Deep brain stimulation involves implanting electrodes within certain areas of your brain. These electrodes produce electrical impulses that regulate abnormal impulses. Or the electrical impulses can affect certain cells and chemicals within the brain.
The amount of stimulation in deep brain stimulation is controlled by a pacemaker-like device placed under the skin in your upper chest. A wire that travels under your skin connects this device to the electrodes in your brain.
Deep brain stimulation is approved to treat a number of conditions, such as:
- Essential tremor
- Obsessive-compulsive disorder
- Parkinson’s disease
Deep brain stimulation is also being studied as a potential treatment for:
- Chronic pain
- Cluster headache
- Depression (major)
- Huntington’s disease
- Multiple sclerosis
- Stroke recovery
- Tourette syndrome
- Traumatic brain injury
- Deep brain stimulation is an established treatment for people with movement disorders, such as essential tremor, Parkinson’s disease and dystonia, and psychiatric conditions, such as obsessive-compulsive disorder. It’s also approved for use by the Food and Drug Administration to reduce seizures in difficult-to-treat epilepsy.
- This treatment is reserved for people who aren’t able to get control of their symptoms with medications.
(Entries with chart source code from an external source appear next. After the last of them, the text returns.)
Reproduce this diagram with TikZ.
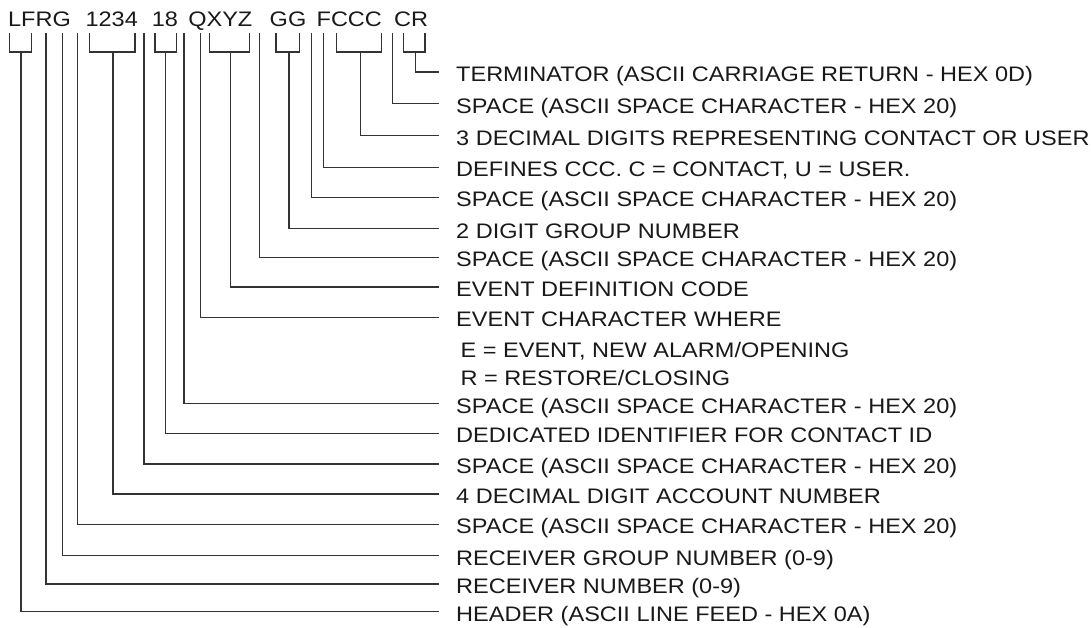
\documentclass[tikz,border=0pt]{standalone}
\usepackage{fontspec}
\setmainfont{Liberation Sans}[FakeStretch=1.12]
\newcommand\leaderline[5]{%
  \coordinate (#1s) at (#2,#3);
  \coordinate (#1e) at (439.3,#4);
  \node[lab] (#1) at (456,#4+9.5) {#5};
  \draw[ln] (#1s) |- (#1e);}
\newcommand\brk[3]{%
  \coordinate (#1a) at (#2,33);
  \coordinate (#1b) at (#3,33);
  \draw[ln] (#1a) -- ++(0,19) -| (#1b);}
\begin{document}
\begin{tikzpicture}[x=1pt,y=-1pt,
  ln/.style={line width=1.3pt, draw=black!80},
  lab/.style={anchor=base west, inner sep=0pt, font=\fontsize{21}{25}\selectfont, text=black!90},
  code/.style={anchor=base, inner sep=0pt, font=\fontsize{21}{25}\selectfont, text=black!90}]
\useasboundingbox (0,0) rectangle (1091,628);
% top code text
\node[code] (cLFRG) at (39.5,26.5) {LFRG};
\node[code] (c1234) at (111.7,26.5) {1234};
\node[code] (c18) at (165,26.5) {18};
\node[code] (cQXYZ) at (220.3,26.5) {QXYZ};
\node[code] (cGG) at (288,26.5) {GG};
\node[code] (cFCCC) at (349.3,26.5) {FCCC};
\node[code] (cCR) at (411,26.5) {CR};
% brackets
\brk{bLF}{9.5}{31.7}
\brk{bAcc}{89.3}{135}
\brk{bId}{155}{176.7}
\brk{bEv}{209.3}{249.3}
\brk{bGG}{276}{299.3}
\brk{bCCC}{336.7}{381.7}
\brk{bCR}{403.3}{425}
% leaders and labels
\leaderline{l1}{415.7}{52}{72}{TERMINATOR (ASCII CARRIAGE RETURN - HEX 0D)}
\leaderline{l2}{392.3}{33}{103.7}{SPACE (ASCII SPACE CHARACTER - HEX 20)}
\leaderline{l3}{360.7}{52}{135.7}{3 DECIMAL DIGITS REPRESENTING CONTACT OR USER}
\leaderline{l4}{323.3}{33}{167.2}{DEFINES CCC. C = CONTACT, U = USER.}
\leaderline{l5}{311.3}{33}{197.3}{SPACE (ASCII SPACE CHARACTER - HEX 20)}
\leaderline{l6}{289}{52}{228.5}{2 DIGIT GROUP NUMBER}
\leaderline{l7}{259.3}{33}{257.2}{SPACE (ASCII SPACE CHARACTER - HEX 20)}
\leaderline{l8}{230.7}{52}{287}{EVENT DEFINITION CODE}
\leaderline{l9}{200.7}{33}{317.3}{EVENT CHARACTER WHERE}
\leaderline{l10}{184}{33}{403.5}{SPACE (ASCII SPACE CHARACTER - HEX 20)}
\leaderline{l11}{165.7}{52}{433.3}{DEDICATED IDENTIFIER FOR CONTACT ID}
\leaderline{l12}{144}{33}{464}{SPACE (ASCII SPACE CHARACTER - HEX 20)}
\leaderline{l13}{113}{52}{494}{4 DECIMAL DIGIT ACCOUNT NUMBER}
\leaderline{l14}{77.7}{33}{524.3}{SPACE (ASCII SPACE CHARACTER - HEX 20)}
\leaderline{l15}{62.7}{33}{555.7}{RECEIVER GROUP NUMBER (0-9)}
\leaderline{l16}{46}{33}{584}{RECEIVER NUMBER (0-9)}
\leaderline{l17}{21}{52}{611.7}{HEADER (ASCII LINE FEED - HEX 0A)}
\node[lab] (l9b) at (460.5,357) {E = EVENT, NEW ALARM/OPENING};
\node[lab] (l9c) at (460.5,385) {R = RESTORE/CLOSING};
\end{tikzpicture}
\end{document}
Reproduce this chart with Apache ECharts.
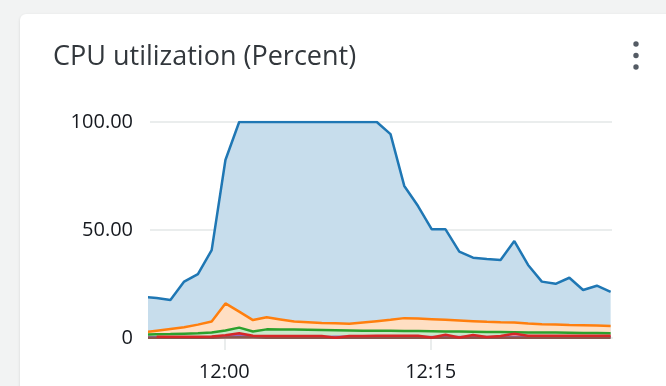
<!DOCTYPE html>
<html>
<head>
<meta charset="utf-8">
<script src="https://cdn.jsdelivr.net/npm/echarts@6/dist/echarts.min.js"></script>
<style>
html,body{margin:0;padding:0;background:#f2f3f3;}
#chart{width:666px;height:386px;}
</style>
</head>
<body>
<div id="chart"></div>
<script>
// ---- data (one sample per minute) ----
const times = ['11:54:05','11:55:05','11:56:05','11:57:05','11:58:05','11:59:05','12:00:05','12:01:05','12:02:05','12:03:05',
               '12:04:05','12:05:05','12:06:05','12:07:05','12:08:05','12:09:05','12:10:05','12:11:05','12:12:05','12:13:05',
               '12:14:05','12:15:05','12:16:05','12:17:05','12:18:05','12:19:05','12:20:05','12:21:05','12:22:05','12:23:05',
               '12:24:05','12:25:05','12:26:05','12:27:05','12:28:05'];
const cpuBlue   = [19.0,18.5,17.6,26.1,29.6,40.7,82.4,100,100,100,100,100,100,100,100,100,100,100,94.4,70.4,61.1,50.3,50.3,40.0,37.2,36.6,36.1,44.9,33.8,26.1,25.1,27.9,22.2,24.2,21.4];
const cpuOrange = [2.6,3.4,4.2,5.0,6.2,7.6,16.0,12.2,8.3,9.6,8.6,7.6,7.3,7.0,6.8,6.6,7.2,7.8,8.4,9.2,9.0,8.7,8.4,8.1,7.8,7.5,7.3,7.2,6.7,6.4,6.2,6.0,5.9,5.8,5.6];
const cpuGreen  = [1.6,1.7,1.8,2.0,2.2,2.5,3.5,4.8,3.0,4.0,3.9,3.9,3.8,3.7,3.6,3.5,3.4,3.3,3.3,3.2,3.2,3.1,3.0,3.0,2.9,2.8,2.8,2.7,2.6,2.5,2.5,2.4,2.3,2.3,2.2];
const cpuPurple = [0.4,0.4,0.4,0.4,0.4,0.4,0.7,1.4,0.6,0.5,0.5,0.5,0.5,0.5,0.6,0.6,0.5,0.5,0.5,0.5,0.5,0.5,0.5,0.5,0.5,0.5,0.5,0.5,0.5,0.5,0.5,0.5,0.5,0.5,0.5];
const cpuBrown  = [0.15,0.15,0.15,0.15,0.15,0.15,0.2,0.4,0.2,0.15,0.15,0.15,0.15,0.15,0.15,0.15,0.15,0.15,0.15,0.15,0.15,0.15,0.15,0.15,0.15,0.15,0.15,0.15,0.15,0.15,0.15,0.15,0.15,0.15,0.15];
const cpuRed    = [null,0.6,0.6,0.6,0.6,0.7,1.3,2.2,1.0,0.9,0.9,0.9,0.9,0.9,0.1,0.9,0.9,1.0,1.0,1.0,1.0,0.2,1.5,0.2,1.4,0.5,0.9,2.0,1.0,1.0,1.0,1.0,1.0,1.0,1.0];
const yTicks = [0, 50, 100];
const xTickLabels = ['12:00:00', '12:15:00'];
const axisStart = '11:54:36';
const axisEnd = '12:28:11';
const refTime = '12:00:00';

// minutes relative to refTime
function toMin(s){
  const p = s.split(':').map(Number);
  const r = refTime.split(':').map(Number);
  return (p[0]*3600 + p[1]*60 + (p[2]||0) - (r[0]*3600 + r[1]*60 + (r[2]||0))) / 60;
}
function pad(n){ return (n < 10 ? '0' : '') + n; }
function fmtMin(v){
  const r = refTime.split(':').map(Number);
  let total = Math.round(r[0]*60 + r[1] + v);
  return pad(Math.floor(total/60)) + ':' + pad(total % 60);
}

const seriesDefs = [
  {name:'cpu-a', data:cpuBlue,   line:'#1f77b4', fill:'#c7ddec'},
  {name:'cpu-b', data:cpuOrange, line:'#ff7f0e', fill:'#ffdfc3'},
  {name:'cpu-c', data:cpuGreen,  line:'#2ca02c', fill:'#cae7ca'},
  {name:'cpu-d', data:cpuPurple, line:'#9467bd', fill:'#e4d9ef'},
  {name:'cpu-e', data:cpuBrown,  line:'#8c564b', fill:'#e2d5d2'},
  {name:'cpu-f', data:cpuRed,    line:'#d62728', fill:'#f5c9c9'}
];

const chart = echarts.init(document.getElementById('chart'), null, {renderer:'canvas'});
const FONT = '"Open Sans", "Noto Sans", sans-serif';
chart.setOption({
  backgroundColor: '#f2f3f3',
  animation: false,
  graphic: [
    {type:'rect', z:-10, shape:{x:20, y:14, width:700, height:420, r:6},
     style:{fill:'#ffffff', shadowBlur:3, shadowColor:'rgba(0,0,0,0.12)', shadowOffsetY:1}},
    {type:'circle', shape:{cx:636, cy:44, r:2.7}, style:{fill:'#545b64'}},
    {type:'circle', shape:{cx:636, cy:55.5, r:2.7}, style:{fill:'#545b64'}},
    {type:'circle', shape:{cx:636, cy:67, r:2.7}, style:{fill:'#545b64'}}
  ],
  title: {
    text: 'CPU utilization (Percent)',
    left: 48, top: 39,
    textStyle: {fontFamily: FONT, fontSize: 27, fontWeight: 'normal', color: '#32373c'}
  },
  grid: {left:150, right:54, top:122, bottom:48, containLabel:false},
  xAxis: {
    type: 'value',
    min: toMin(axisStart),
    max: toMin(axisEnd),
    axisLine: {show:true, onZero:false, lineStyle:{color:'#eaeded', width:2}},
    axisTick: {show:true, length:12, lineStyle:{color:'#eaeded', width:2},
               customValues: xTickLabels.map(toMin)},
    axisLabel: {
      customValues: xTickLabels.map(toMin),
      margin: 24,
      fontFamily: FONT, fontSize: 20, color: '#16191f',
      formatter: fmtMin
    },
    splitLine: {show:false}
  },
  yAxis: {
    type: 'value',
    min: yTicks[0], max: yTicks[yTicks.length-1], interval: yTicks[1]-yTicks[0],
    axisLine: {show:false},
    axisTick: {show:true, length:10, lineStyle:{color:'#eaeded', width:2}},
    splitLine: {show:true, lineStyle:{color:'#eaeded', width:2}},
    axisLabel: {
      margin: 17, fontFamily: FONT, fontSize: 20, color: '#16191f',
      formatter: function(v){ return v === 0 ? '0' : v.toFixed(2); }
    }
  },
  series: seriesDefs.map(function(s){
    return {
      name: s.name,
      type: 'line',
      showSymbol: false,
      symbol: 'none',
      connectNulls: false,
      clip: true,
      data: times.map(function(t, i){ return [toMin(t), s.data[i]]; }),
      lineStyle: {color: s.line, width: 2.5},
      itemStyle: {color: s.line},
      areaStyle: {color: s.fill, opacity: 1}
    };
  })
});
</script>
</body>
</html>
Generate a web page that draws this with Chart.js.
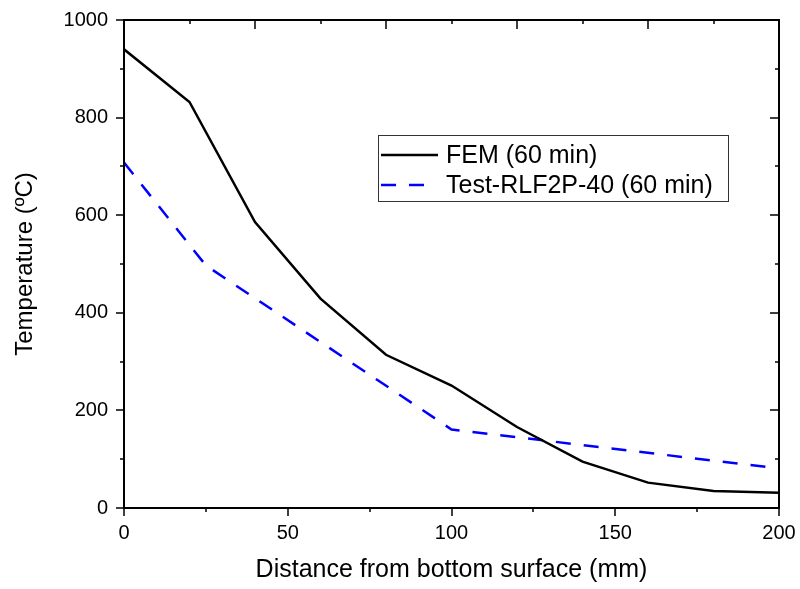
<!DOCTYPE html>
<html>
<head>
<meta charset="utf-8">
<script src="https://cdn.jsdelivr.net/npm/chart.js@4/dist/chart.umd.min.js"></script>
<style>
html,body{margin:0;padding:0;background:#fff;}
#wrap{width:800px;height:589px;}
</style>
</head>
<body>
<div id="wrap"><canvas id="c" width="800" height="589"></canvas></div>
<script>
// Data
const femX = [0, 20, 40, 60, 80, 100, 120, 140, 160, 180, 200];
const femY = [940, 832, 586, 429, 314, 251, 166, 95, 52, 35, 31];
const testX = [0, 25, 100, 200];
const testY = [708, 497, 161, 81];
const xTickValues = [0, 50, 100, 150, 200];
const yTickValues = [0, 200, 400, 600, 800, 1000];
const seriesLabels = ['FEM (60 min)', 'Test-RLF2P-40 (60 min)'];
const xTitle = 'Distance from bottom surface (mm)';
const yTitle = 'Temperature (\u00BAC)';

const FONT = "'Liberation Sans', Arial, sans-serif";

const tickPlugin = {
  id: 'frameTicks',
  afterDatasetsDraw(chart) {
    const ctx = chart.ctx;
    const xs = chart.scales.x, ys = chart.scales.y;
    const a = chart.chartArea;
    ctx.save();
    ctx.strokeStyle = '#000';
    ctx.lineWidth = 1.5;
    ctx.beginPath();
    for (let v = 0; v <= 200; v += 25) {
      const px = Math.round(xs.getPixelForValue(v));
      const len = (v % 50 === 0) ? 8 : 4;
      ctx.moveTo(px, a.bottom); ctx.lineTo(px, a.bottom + len);
    }
    for (let v = 0; v <= 200; v += 20) {
      const px = Math.round(xs.getPixelForValue(v));
      const len = (v % 40 === 0) ? 9 : 4;
      ctx.moveTo(px, a.top); ctx.lineTo(px, a.top + len);
    }
    for (let v = 0; v <= 1000; v += 100) {
      const py = Math.round(ys.getPixelForValue(v));
      const len = (v % 200 === 0) ? 8 : 4;
      ctx.moveTo(a.left, py); ctx.lineTo(a.left - len, py);
    }
    for (let v = 0; v <= 1000; v += 100) {
      const py = Math.round(ys.getPixelForValue(v));
      const len = (v % 200 === 0) ? 9 : 4;
      ctx.moveTo(a.right, py); ctx.lineTo(a.right - len, py);
    }
    ctx.stroke();
    ctx.lineWidth = 2;
    ctx.strokeRect(a.left, a.top, a.right - a.left, a.bottom - a.top);
    ctx.restore();
  }
};

const legendPlugin = {
  id: 'boxLegend',
  afterDraw(chart) {
    const ctx = chart.ctx;
    const bx = 378, by = 135, bw = 350, bh = 66;
    ctx.save();
    ctx.fillStyle = '#fff';
    ctx.fillRect(bx, by, bw, bh);
    ctx.strokeStyle = '#333';
    ctx.lineWidth = 1;
    ctx.strokeRect(bx + 0.5, by + 0.5, bw, bh);
    const rows = [155, 185];
    chart.data.datasets.forEach((ds, i) => {
      const y = rows[i];
      ctx.beginPath();
      ctx.strokeStyle = ds.borderColor;
      ctx.lineWidth = ds.borderWidth;
      ctx.setLineDash(ds.borderDash || []);
      ctx.moveTo(381, y); ctx.lineTo(ds.borderDash ? 436 : 438, y);
      ctx.stroke();
      ctx.setLineDash([]);
      ctx.fillStyle = '#000';
      ctx.font = '25px ' + FONT;
      ctx.textBaseline = 'middle';
      ctx.textAlign = 'left';
      ctx.fillText(ds.label, 446, y + 1);
    });
    ctx.restore();
  }
};

const hiddenGrid = (len) => ({ display: true, drawOnChartArea: false, drawTicks: true, tickLength: len, color: 'rgba(0,0,0,0)' });

new Chart(document.getElementById('c'), {
  type: 'line',
  data: {
    datasets: [
      {
        label: seriesLabels[0],
        data: femX.map((x, i) => ({x: x, y: femY[i]})),
        borderColor: '#000000',
        borderWidth: 2.5,
        pointRadius: 0,
        tension: 0,
        fill: false
      },
      {
        label: seriesLabels[1],
        data: testX.map((x, i) => ({x: x, y: testY[i]})),
        borderColor: '#0000FF',
        borderWidth: 2.5,
        borderDash: [15, 13],
        pointRadius: 0,
        tension: 0,
        fill: false
      }
    ]
  },
  options: {
    responsive: false,
    animation: false,
    devicePixelRatio: 1,
    layout: { padding: { top: 20, right: 21, left: 0, bottom: 0 } },
    plugins: { legend: { display: false }, tooltip: { enabled: false } },
    scales: {
      x: {
        type: 'linear',
        min: 0, max: 200,
        afterBuildTicks(scale) { scale.ticks = xTickValues.map(v => ({value: v})); },
        afterFit(scale) { scale.height = 81; },
        ticks: { color: '#000', font: { family: FONT, size: 20 }, padding: 0, maxRotation: 0, callback: v => String(v) },
        grid: hiddenGrid(13),
        border: { display: false },
        title: { display: true, text: xTitle, color: '#000', font: { family: FONT, size: 25 }, padding: { top: 0, bottom: 4 } }
      },
      y: {
        type: 'linear',
        min: 0, max: 1000,
        afterBuildTicks(scale) { scale.ticks = yTickValues.map(v => ({value: v})); },
        afterFit(scale) { scale.width = 124; },
        ticks: { color: '#000', font: { family: FONT, size: 20 }, padding: 0, callback: v => String(v) },
        grid: hiddenGrid(16),
        border: { display: false },
        title: { display: true, text: yTitle, color: '#000', font: { family: FONT, size: 24 }, padding: { top: 11, bottom: 0 } }
      }
    }
  },
  plugins: [tickPlugin, legendPlugin]
});
</script>
</body>
</html>
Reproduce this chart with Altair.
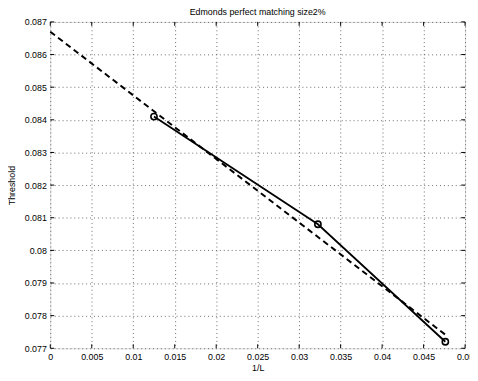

- Deep brain stimulation won’t cure your disease, but it may help lessen your symptoms. If deep brain stimulation works, your symptoms will improve significantly, but they usually don’t go away completely. In some cases, medications may still be needed for certain conditions.
- Deep brain stimulation isn’t successful for everyone. There are a number of variables involved in the success of deep brain stimulation. It’s important to talk with your doctor before surgery about what type of improvement you can expect for your condition.